• _Exercise details_: Transcribe each line of the material as it is, and drop any picture.

• _Material_:
________
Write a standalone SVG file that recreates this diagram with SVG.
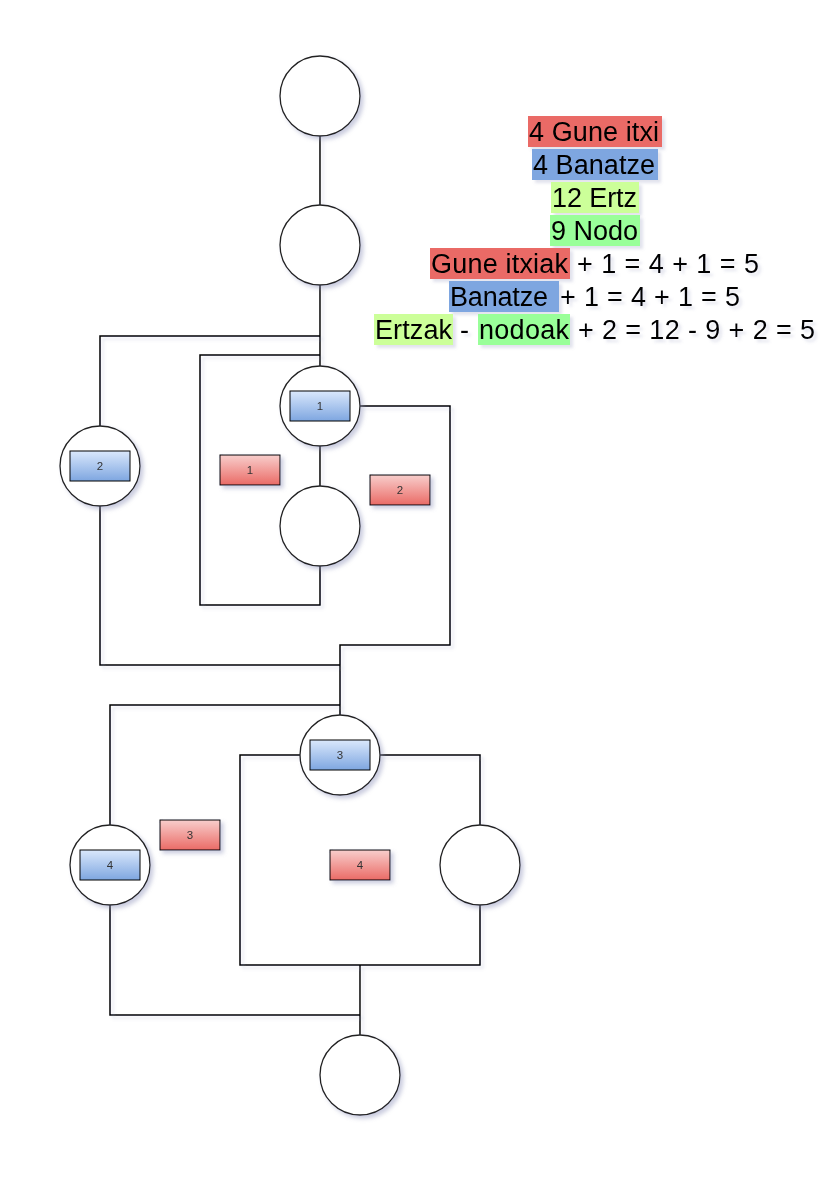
<svg xmlns="http://www.w3.org/2000/svg" width="838" height="1180" viewBox="0 0 838 1180">
<defs>
<filter id="sh" x="-20%" y="-20%" width="150%" height="150%">
<feGaussianBlur in="SourceAlpha" stdDeviation="2"/>
<feOffset dx="3" dy="3" result="b"/>
<feFlood flood-color="#8a8fb8" flood-opacity="0.45"/>
<feComposite in2="b" operator="in"/>
<feMerge><feMergeNode/><feMergeNode in="SourceGraphic"/></feMerge>
</filter>
<filter id="shl" x="-5%" y="-5%" width="110%" height="110%">
<feGaussianBlur in="SourceAlpha" stdDeviation="1.5"/>
<feOffset dx="3" dy="3" result="b"/>
<feFlood flood-color="#8a8fb8" flood-opacity="0.25"/>
<feComposite in2="b" operator="in"/>
<feMerge><feMergeNode/><feMergeNode in="SourceGraphic"/></feMerge>
</filter>
<linearGradient id="gb" x1="0" y1="0" x2="0" y2="1">
<stop offset="0" stop-color="#dae8fc"/>
<stop offset="1" stop-color="#7ea6e0"/>
</linearGradient>
<linearGradient id="gr" x1="0" y1="0" x2="0" y2="1">
<stop offset="0" stop-color="#f8cecc"/>
<stop offset="1" stop-color="#ea6b66"/>
</linearGradient>
</defs>
<style>
.c{fill:#fff;stroke:#222;stroke-width:1.3}
.bl{fill:url(#gb);stroke:#000;stroke-width:1}
.rd{fill:url(#gr);stroke:#000;stroke-width:1}
.lb{font-family:"Liberation Sans",Arial,sans-serif;font-size:11.5px;fill:#333;text-anchor:middle}
.e{fill:none;stroke:#000;stroke-width:1.5}
.t{font-family:"Liberation Sans",Arial,sans-serif;font-size:27px;fill:#000}
.hr{fill:#ea6b66}.hb{fill:#7ea6e0}.hy{fill:#ccff99}.hg{fill:#99ff99}
</style>
<rect width="838" height="1180" fill="#fff"/>
<g id="connectors" filter="url(#shl)">
<path class="e" d="M320 136V205"/>
<path class="e" d="M320 285V366"/>
<path class="e" d="M320 336H100V426"/>
<path class="e" d="M320 355H200V605H320V566"/>
<path class="e" d="M320 446V486"/>
<path class="e" d="M360 406H450V645H340V715"/>
<path class="e" d="M100 506V665H340"/>
<path class="e" d="M300 755H240V965H480V905"/>
<path class="e" d="M380 755H480V825"/>
<path class="e" d="M340 705H110V825"/>
<path class="e" d="M110 905V1015H360"/>
<path class="e" d="M360 965V1035"/>
</g>
<g id="nodeA" filter="url(#sh)"><circle class="c" cx="320" cy="96" r="40"/></g>
<g id="nodeB" filter="url(#sh)"><circle class="c" cx="320" cy="245" r="40"/></g>
<g id="node1" filter="url(#sh)"><circle class="c" cx="320" cy="406" r="40"/><rect class="bl" x="290" y="391" width="60" height="30"/><text class="lb" x="320" y="410">1</text></g>
<g id="node2" filter="url(#sh)"><circle class="c" cx="100" cy="466" r="40"/><rect class="bl" x="70" y="451" width="60" height="30"/><text class="lb" x="100" y="470">2</text></g>
<g id="nodeC" filter="url(#sh)"><circle class="c" cx="320" cy="526" r="40"/></g>
<g id="node3" filter="url(#sh)"><circle class="c" cx="340" cy="755" r="40"/><rect class="bl" x="310" y="740" width="60" height="30"/><text class="lb" x="340" y="759">3</text></g>
<g id="node4" filter="url(#sh)"><circle class="c" cx="110" cy="865" r="40"/><rect class="bl" x="80" y="850" width="60" height="30"/><text class="lb" x="110" y="869">4</text></g>
<g id="nodeD" filter="url(#sh)"><circle class="c" cx="480" cy="865" r="40"/></g>
<g id="nodeE" filter="url(#sh)"><circle class="c" cx="360" cy="1075" r="40"/></g>
<g id="region1" filter="url(#sh)"><rect class="rd" x="220" y="455" width="60" height="30"/><text class="lb" x="250" y="474">1</text></g>
<g id="region2" filter="url(#sh)"><rect class="rd" x="370" y="475" width="60" height="30"/><text class="lb" x="400" y="494">2</text></g>
<g id="region3" filter="url(#sh)"><rect class="rd" x="160" y="820" width="60" height="30"/><text class="lb" x="190" y="839">3</text></g>
<g id="region4" filter="url(#sh)"><rect class="rd" x="330" y="850" width="60" height="30"/><text class="lb" x="360" y="869">4</text></g>
<g id="summary" filter="url(#shl)">
<rect class="hr" x="528" y="116" width="134" height="31"/>
<text class="t" x="529" y="141" textLength="130" lengthAdjust="spacing">4 Gune itxi</text>
<rect class="hb" x="532" y="149" width="126" height="31"/>
<text class="t" x="533" y="174" textLength="122" lengthAdjust="spacing">4 Banatze</text>
<rect class="hy" x="551" y="182" width="88" height="31"/>
<text class="t" x="552" y="207" textLength="85" lengthAdjust="spacing">12 Ertz</text>
<rect class="hg" x="550" y="215" width="90" height="31"/>
<text class="t" x="551" y="240" textLength="87" lengthAdjust="spacing">9 Nodo</text>
<rect class="hr" x="430" y="248" width="140" height="31"/>
<text class="t" x="431" y="273" textLength="137" lengthAdjust="spacing">Gune itxiak</text>
<text class="t" x="577" y="273" textLength="182" lengthAdjust="spacing">+ 1 = 4 + 1 = 5</text>
<rect class="hb" x="449" y="281" width="110" height="31"/>
<text class="t" x="450" y="306" textLength="98" lengthAdjust="spacing">Banatze</text>
<text class="t" x="560" y="306" textLength="180" lengthAdjust="spacing">+ 1 = 4 + 1 = 5</text>
<rect class="hy" x="374" y="314" width="79" height="31"/>
<text class="t" x="375" y="339" textLength="77" lengthAdjust="spacing">Ertzak</text>
<text class="t" x="460" y="339">-</text>
<rect class="hg" x="478" y="314" width="92" height="31"/>
<text class="t" x="479" y="339" textLength="90" lengthAdjust="spacing">nodoak</text>
<text class="t" x="578" y="339" textLength="237" lengthAdjust="spacing">+ 2 = 12 - 9 + 2 = 5</text>
</g>
</svg>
________
• _Task output_:
Write a standalone SVG file that recreates this diagram with SVG.
<svg xmlns="http://www.w3.org/2000/svg" width="838" height="1180" viewBox="0 0 838 1180">
<defs>
<filter id="sh" x="-20%" y="-20%" width="150%" height="150%">
<feGaussianBlur in="SourceAlpha" stdDeviation="2"/>
<feOffset dx="3" dy="3" result="b"/>
<feFlood flood-color="#8a8fb8" flood-opacity="0.45"/>
<feComposite in2="b" operator="in"/>
<feMerge><feMergeNode/><feMergeNode in="SourceGraphic"/></feMerge>
</filter>
<filter id="shl" x="-5%" y="-5%" width="110%" height="110%">
<feGaussianBlur in="SourceAlpha" stdDeviation="1.5"/>
<feOffset dx="3" dy="3" result="b"/>
<feFlood flood-color="#8a8fb8" flood-opacity="0.25"/>
<feComposite in2="b" operator="in"/>
<feMerge><feMergeNode/><feMergeNode in="SourceGraphic"/></feMerge>
</filter>
<linearGradient id="gb" x1="0" y1="0" x2="0" y2="1">
<stop offset="0" stop-color="#dae8fc"/>
<stop offset="1" stop-color="#7ea6e0"/>
</linearGradient>
<linearGradient id="gr" x1="0" y1="0" x2="0" y2="1">
<stop offset="0" stop-color="#f8cecc"/>
<stop offset="1" stop-color="#ea6b66"/>
</linearGradient>
</defs>
<style>
.c{fill:#fff;stroke:#222;stroke-width:1.3}
.bl{fill:url(#gb);stroke:#000;stroke-width:1}
.rd{fill:url(#gr);stroke:#000;stroke-width:1}
.lb{font-family:"Liberation Sans",Arial,sans-serif;font-size:11.5px;fill:#333;text-anchor:middle}
.e{fill:none;stroke:#000;stroke-width:1.5}
.t{font-family:"Liberation Sans",Arial,sans-serif;font-size:27px;fill:#000}
.hr{fill:#ea6b66}.hb{fill:#7ea6e0}.hy{fill:#ccff99}.hg{fill:#99ff99}
</style>
<rect width="838" height="1180" fill="#fff"/>
<g id="connectors" filter="url(#shl)">
<path class="e" d="M320 136V205"/>
<path class="e" d="M320 285V366"/>
<path class="e" d="M320 336H100V426"/>
<path class="e" d="M320 355H200V605H320V566"/>
<path class="e" d="M320 446V486"/>
<path class="e" d="M360 406H450V645H340V715"/>
<path class="e" d="M100 506V665H340"/>
<path class="e" d="M300 755H240V965H480V905"/>
<path class="e" d="M380 755H480V825"/>
<path class="e" d="M340 705H110V825"/>
<path class="e" d="M110 905V1015H360"/>
<path class="e" d="M360 965V1035"/>
</g>
<g id="nodeA" filter="url(#sh)"><circle class="c" cx="320" cy="96" r="40"/></g>
<g id="nodeB" filter="url(#sh)"><circle class="c" cx="320" cy="245" r="40"/></g>
<g id="node1" filter="url(#sh)"><circle class="c" cx="320" cy="406" r="40"/><rect class="bl" x="290" y="391" width="60" height="30"/><text class="lb" x="320" y="410">1</text></g>
<g id="node2" filter="url(#sh)"><circle class="c" cx="100" cy="466" r="40"/><rect class="bl" x="70" y="451" width="60" height="30"/><text class="lb" x="100" y="470">2</text></g>
<g id="nodeC" filter="url(#sh)"><circle class="c" cx="320" cy="526" r="40"/></g>
<g id="node3" filter="url(#sh)"><circle class="c" cx="340" cy="755" r="40"/><rect class="bl" x="310" y="740" width="60" height="30"/><text class="lb" x="340" y="759">3</text></g>
<g id="node4" filter="url(#sh)"><circle class="c" cx="110" cy="865" r="40"/><rect class="bl" x="80" y="850" width="60" height="30"/><text class="lb" x="110" y="869">4</text></g>
<g id="nodeD" filter="url(#sh)"><circle class="c" cx="480" cy="865" r="40"/></g>
<g id="nodeE" filter="url(#sh)"><circle class="c" cx="360" cy="1075" r="40"/></g>
<g id="region1" filter="url(#sh)"><rect class="rd" x="220" y="455" width="60" height="30"/><text class="lb" x="250" y="474">1</text></g>
<g id="region2" filter="url(#sh)"><rect class="rd" x="370" y="475" width="60" height="30"/><text class="lb" x="400" y="494">2</text></g>
<g id="region3" filter="url(#sh)"><rect class="rd" x="160" y="820" width="60" height="30"/><text class="lb" x="190" y="839">3</text></g>
<g id="region4" filter="url(#sh)"><rect class="rd" x="330" y="850" width="60" height="30"/><text class="lb" x="360" y="869">4</text></g>
<g id="summary" filter="url(#shl)">
<rect class="hr" x="528" y="116" width="134" height="31"/>
<text class="t" x="529" y="141" textLength="130" lengthAdjust="spacing">4 Gune itxi</text>
<rect class="hb" x="532" y="149" width="126" height="31"/>
<text class="t" x="533" y="174" textLength="122" lengthAdjust="spacing">4 Banatze</text>
<rect class="hy" x="551" y="182" width="88" height="31"/>
<text class="t" x="552" y="207" textLength="85" lengthAdjust="spacing">12 Ertz</text>
<rect class="hg" x="550" y="215" width="90" height="31"/>
<text class="t" x="551" y="240" textLength="87" lengthAdjust="spacing">9 Nodo</text>
<rect class="hr" x="430" y="248" width="140" height="31"/>
<text class="t" x="431" y="273" textLength="137" lengthAdjust="spacing">Gune itxiak</text>
<text class="t" x="577" y="273" textLength="182" lengthAdjust="spacing">+ 1 = 4 + 1 = 5</text>
<rect class="hb" x="449" y="281" width="110" height="31"/>
<text class="t" x="450" y="306" textLength="98" lengthAdjust="spacing">Banatze</text>
<text class="t" x="560" y="306" textLength="180" lengthAdjust="spacing">+ 1 = 4 + 1 = 5</text>
<rect class="hy" x="374" y="314" width="79" height="31"/>
<text class="t" x="375" y="339" textLength="77" lengthAdjust="spacing">Ertzak</text>
<text class="t" x="460" y="339">-</text>
<rect class="hg" x="478" y="314" width="92" height="31"/>
<text class="t" x="479" y="339" textLength="90" lengthAdjust="spacing">nodoak</text>
<text class="t" x="578" y="339" textLength="237" lengthAdjust="spacing">+ 2 = 12 - 9 + 2 = 5</text>
</g>
</svg>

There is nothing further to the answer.